Tuesday, 11 March 2008

5 Worlds Most Memorable Ghosts

5 Worlds Most Memorable Ghosts Image

The Flying Dutchman

The Flying Dutchman, the world's best-known non-human ghost, is a seventeenth-century merchant ship said to haunt the high seas. According to sea lore, the ship, which often appears as a hazy image or a strange light, is said to be a portent of bad luck and doom. The ship and its crew became eternally cursed when its Dutch captain refused to take safe harbor during a storm despite pleas from the crew and passengers. Instead the impudent Dutchman challenged God to take them down. The "ghost ship" has been reported on the ocean from time to time, including appearing off the coast of South Africa in 1923. Though never seen on land, The Flying Dutchman most recently appeared in movie theaters across the country in the "Pirates of the Caribbean" films.

Bloody Mary


"Bloody Mary...Bloody Mary...Bloody Mary..." With those words, many schoolchildren had their first experience with a ghost. According to folklore, Bloody Mary is a ghost of a woman who murdered her children long ago. If you want to see her, go into a bathroom (usually at school), turn the lights off, stand in front of a mirror, and repeat her name three times. While countless children (and surely more than a few adults) have tried to summon Bloody Mary using the prescribed method, to date few if any have actually succeeded. Most either stare at their scared reflection in the dark mirror or lose their nerve after saying the second "Bloody Mary" and run screaming from the bathroom in girlish giggles. An updated version of the Bloody Mary legend was made into a horror film series "Candyman."

The Ghost of Christmas Past


In Charles Dickens's famous novel "A Christmas Carol," cold-hearted miser Ebenezer Scrooge has a change of heart after being visited by several ghosts representing different eras of his life's Christmases (Past, Present, and Yet to Come). Ghosts are often associated with life lessons and morality tales, and these spooks are no exception. The ghosts aren't wasting time rattling chains or scaring kids; instead the Ghost of Christmas Past rehabilitates Scrooge by showing him visions of his past Christmases.
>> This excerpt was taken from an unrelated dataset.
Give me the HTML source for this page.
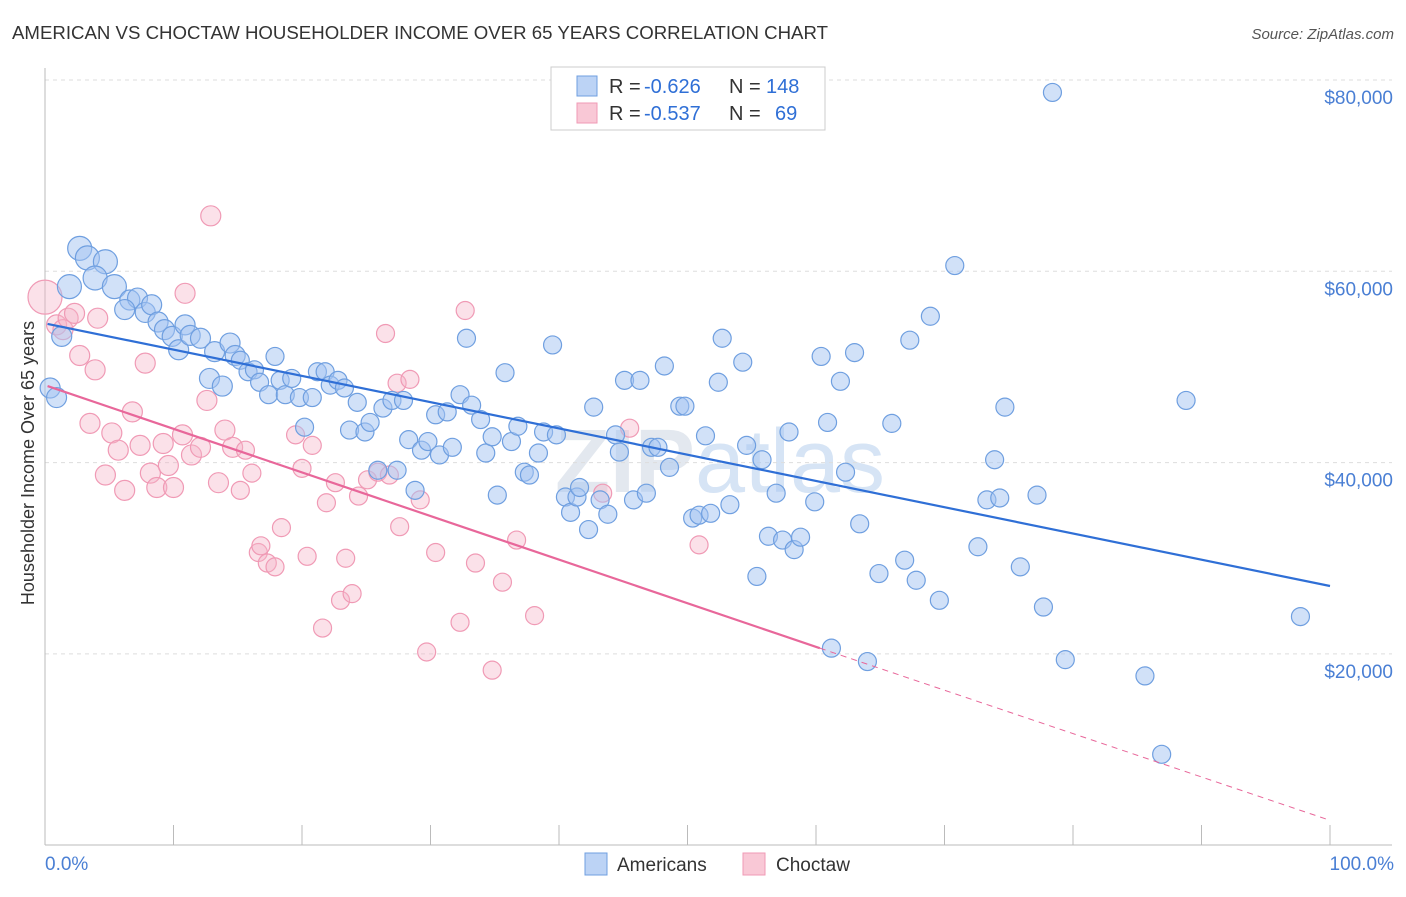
<!DOCTYPE html>
<html><head><meta charset="utf-8"><style>
body{margin:0;background:#fff;font-family:"Liberation Sans",sans-serif}
svg text{font-family:"Liberation Sans",sans-serif}
</style></head><body>
<svg id="chart" width="1406" height="892" xmlns="http://www.w3.org/2000/svg">
<text x="12" y="39" font-size="18" fill="#333" textLength="816" lengthAdjust="spacingAndGlyphs">AMERICAN VS CHOCTAW HOUSEHOLDER INCOME OVER 65 YEARS CORRELATION CHART</text>
<text x="1394" y="39" font-size="15" fill="#555" text-anchor="end" font-style="italic">Source: ZipAtlas.com</text>
<text x="720" y="492" font-size="90" fill="#e3e8ef" text-anchor="middle" font-weight="bold">ZIP<tspan fill="#d6e4f5" font-weight="normal">atlas</tspan></text>
<g id="grid"></g>
<g id="axes"></g>
<g id="pink"></g>
<g id="blue"></g>
<g id="lines"></g>
<text x="0" y="0" transform="translate(34,463) rotate(-90)" font-size="18" fill="#333" text-anchor="middle">Householder Income Over 65 years</text>
<text x="45" y="870" font-size="19" fill="#4a7fd4">0.0%</text>
<text x="1394" y="870" font-size="19" fill="#4a7fd4" text-anchor="end">100.0%</text>
<g>
<rect x="551" y="67" width="274" height="63" fill="#fff" stroke="#ccc"/>
<rect x="577" y="76" width="20" height="20" fill="#bcd3f5" stroke="#6f9fe0"/>
<rect x="577" y="103" width="20" height="20" fill="#f9c8d6" stroke="#f09ab5"/>
<text x="609" y="93" font-size="20" fill="#333">R =</text>
<text x="644" y="93" font-size="20" fill="#2f6fd6">-0.626</text>
<text x="729" y="93" font-size="20" fill="#333">N =</text>
<text x="766" y="93" font-size="20" fill="#2f6fd6">148</text>
<text x="609" y="120" font-size="20" fill="#333">R =</text>
<text x="644" y="120" font-size="20" fill="#2f6fd6">-0.537</text>
<text x="729" y="120" font-size="20" fill="#333">N =</text>
<text x="775" y="120" font-size="20" fill="#2f6fd6">69</text>
</g>
<g>
<rect x="585" y="853" width="22" height="22" fill="#bcd3f5" stroke="#6f9fe0"/>
<text x="617" y="871" font-size="19" fill="#333">Americans</text>
<rect x="743" y="853" width="22" height="22" fill="#f9c8d6" stroke="#f09ab5"/>
<text x="776" y="871" font-size="19" fill="#333">Choctaw</text>
</g>
</svg>
<script>
const yTicks=[20000,40000,60000,80000];
const yTickLabels=["$20,000","$40,000","$60,000","$80,000"];
const blueX=[2.7,3.3,4.7,3.9,1.9,5.4,0.4,0.9,1.3,6.6,7.2,6.2,7.8,8.3,8.8,9.3,9.9,10.4,10.9,11.3,12.1,12.8,13.2,13.8,14.4,14.8,15.2,15.8,16.3,16.7,17.4,17.9,18.3,18.7,19.2,19.8,20.8,21.2,21.8,22.2,22.8,23.3,20.2,23.7,24.3,24.9,25.3,25.9,26.3,27.0,27.4,27.9,28.3,28.8,29.3,29.8,30.4,30.7,31.3,31.7,32.3,32.8,33.2,33.9,34.3,34.8,35.2,35.8,36.3,36.8,37.3,37.7,38.4,38.8,39.5,39.8,40.5,40.9,41.4,41.6,42.3,42.7,43.2,43.8,44.4,44.7,45.1,45.8,46.3,46.8,47.2,47.7,48.2,48.6,49.4,49.8,50.4,50.9,51.4,51.8,52.7,53.3,54.3,52.4,54.6,55.4,55.8,56.3,56.9,57.4,57.9,58.3,58.8,59.9,60.4,60.9,61.2,61.9,62.3,63.0,63.4,64.0,64.9,65.9,66.9,67.3,67.8,68.9,69.6,70.8,72.6,73.3,73.9,74.3,74.7,75.9,77.2,77.7,78.4,79.4,85.6,86.9,88.8,97.7];
const blueY=[62.4,61.4,61.0,59.3,58.4,58.4,47.8,46.8,53.2,57.0,57.2,56.0,55.7,56.5,54.7,53.9,53.2,51.8,54.4,53.3,53.0,48.8,51.6,48.0,52.5,51.2,50.7,49.5,49.7,48.4,47.1,51.1,48.6,47.1,48.8,46.8,46.8,49.5,49.5,48.1,48.6,47.8,43.7,43.4,46.3,43.2,44.2,39.2,45.7,46.5,39.2,46.5,42.4,37.1,41.3,42.2,45.0,40.8,45.3,41.6,47.1,53.0,46.0,44.5,41.0,42.7,36.6,49.4,42.2,43.8,39.0,38.7,41.0,43.2,52.3,42.9,36.4,34.8,36.4,37.4,33.0,45.8,36.1,34.6,42.9,41.1,48.6,36.1,48.6,36.8,41.6,41.6,50.1,39.5,45.9,45.9,34.2,34.5,42.8,34.7,53.0,35.6,50.5,48.4,41.8,28.1,40.3,32.3,36.8,31.9,43.2,30.9,32.2,35.9,51.1,44.2,20.6,48.5,39.0,51.5,33.6,19.2,28.4,44.1,29.8,52.8,27.7,55.3,25.6,60.6,31.2,36.1,40.3,36.3,45.8,29.1,36.6,24.9,78.7,19.4,17.7,9.5,46.5,23.9];
const pinkX=[0,0.9,1.4,1.8,2.3,2.7,3.5,3.9,4.1,4.7,5.2,5.7,6.2,6.8,7.4,7.8,8.2,8.7,9.2,9.6,10.0,10.7,10.9,11.4,12.1,12.6,12.9,13.5,14.0,14.6,15.2,15.6,16.1,16.6,16.8,17.3,17.9,18.4,19.5,20.0,20.4,20.8,21.6,21.9,22.6,23.0,23.4,23.9,24.4,25.1,25.9,26.5,26.8,27.4,27.6,28.4,29.2,29.7,30.4,32.3,32.7,33.5,34.8,35.6,36.7,38.1,43.4,45.5,50.9];
const pinkY=[57.3,54.4,53.9,55.1,55.6,51.2,44.1,49.7,55.1,38.7,43.1,41.3,37.1,45.3,41.8,50.4,38.9,37.4,42.0,39.7,37.4,42.9,57.7,40.8,41.6,46.5,65.8,37.9,43.4,41.6,37.1,41.3,38.9,30.6,31.3,29.5,29.1,33.2,42.9,39.4,30.2,41.8,22.7,35.8,37.9,25.6,30.0,26.3,36.5,38.2,39.0,53.5,38.7,48.3,33.3,48.7,36.1,20.2,30.6,23.3,55.9,29.5,18.3,27.5,31.9,24.0,36.8,43.6,31.4];
const blueTrend=[[0.2,54.5],[100,27.1]];
const pinkTrend=[[0.2,48.0],[60.3,20.6],[100,2.6]];
const NS='http://www.w3.org/2000/svg';
const X=p=>45+p/100*1285;
const Y=k=>80+(80-k)*191.3/20;
function mk(tag,attrs,parent){const e=document.createElementNS(NS,tag);for(const k in attrs)e.setAttribute(k,attrs[k]);parent.appendChild(e);return e;}
const grid=document.getElementById('grid'),axes=document.getElementById('axes');
yTicks.forEach((v,i)=>{const y=Y(v/1000);
 const l=mk('line',{x1:45,x2:1392,y1:y,y2:y,stroke:'#ddd','stroke-dasharray':'4,4'},grid);
 
 
 const t=mk('text',{x:1393,y:y+24,'font-size':19,fill:'#4a7fd4','text-anchor':'end'},axes);
 t.textContent=yTickLabels[i];
 
 
});
mk('line',{x1:45,x2:45,y1:68,y2:845,stroke:'#bbb'},axes);
mk('line',{x1:45,x2:1392,y1:845,y2:845,stroke:'#bbb'},axes);
for(let i=0;i<=10;i++){const x=X(i*10);const t=mk('line',{x1:x,x2:x,y1:825,y2:845,stroke:'#bbb'},axes);
 
 }
function dots(xs,ys,g,fill,stroke,name){xs.forEach((x,i)=>{const r=(x<6&&ys[i]>56)?12:(x<15?10:9);
 const c=mk('circle',{cx:X(x),cy:Y(ys[i]),r:(x===0?17:r),fill:fill,stroke:stroke,'stroke-width':1.2},g);
 
 });}
dots(pinkX,pinkY,document.getElementById('pink'),'rgba(246,180,200,0.4)','#f09ab5','choctaw-point');
dots(blueX,blueY,document.getElementById('blue'),'rgba(164,196,242,0.5)','#6f9fe0','american-point');
const lines=document.getElementById('lines');
const bl=mk('line',{x1:X(blueTrend[0][0]),y1:Y(blueTrend[0][1]),x2:X(blueTrend[1][0]),y2:Y(blueTrend[1][1]),stroke:'#2f6fd6','stroke-width':2.2},lines);


const pl=mk('line',{x1:X(pinkTrend[0][0]),y1:Y(pinkTrend[0][1]),x2:X(pinkTrend[1][0]),y2:Y(pinkTrend[1][1]),stroke:'#e8679a','stroke-width':2.2},lines);


const pd=mk('line',{x1:X(pinkTrend[1][0]),y1:Y(pinkTrend[1][1]),x2:X(pinkTrend[2][0]),y2:Y(pinkTrend[2][1]),stroke:'#e8679a','stroke-width':1,'stroke-dasharray':'6,5'},lines);


</script>
</body></html>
Scrooge comes to appreciate the true meaning of Christmas-no, not holiday commercialism but friendship and goodwill.

The Vanishing Hitchhiker


"This didn't happen to me, but my friend, she heard it from her hairdresser, it happened to her parents. It seems that they were driving along a lonely country road one night' it was really cold, maybe up in Minnesota, or Montana. Anyway, it was snowing and as they turned a corner they saw a barefoot young girl wearing a dress and a green shawl. Of course they stopped to help her, and she got in the back seat. She didn't say much, and when they asked her where she lived, she pointed to a farmhouse in the distance. A few minutes later, when they pulled into the driveway, she was gone! The couple were puzzled but got out of the car and knocked on the farmhouse door. A somber, grey-haired woman answered, and the couple explained that their mysterious passenger had said this was her house. 'That's impossible,' the woman replied. 'My daughter died near here twenty years ago, on this very night.' Just inside the door, on an old wooden peg, hung her daughter's green shawl!"

Slimer


Slimer is the grotesque green ghost featured in the "Ghostbuster" films and cartoons. He's green, he's obnoxious, and he can spew slime... what's not to love? In fact, Slimer proved to be so popular with kids that he got a starring role in the spin-off series "The Real Ghostbusters." A reformed evil ghost that joined the Ghostbusters team, Slimer's voracious appetite and guttural burps make him among the most memorable cartoon ghosts.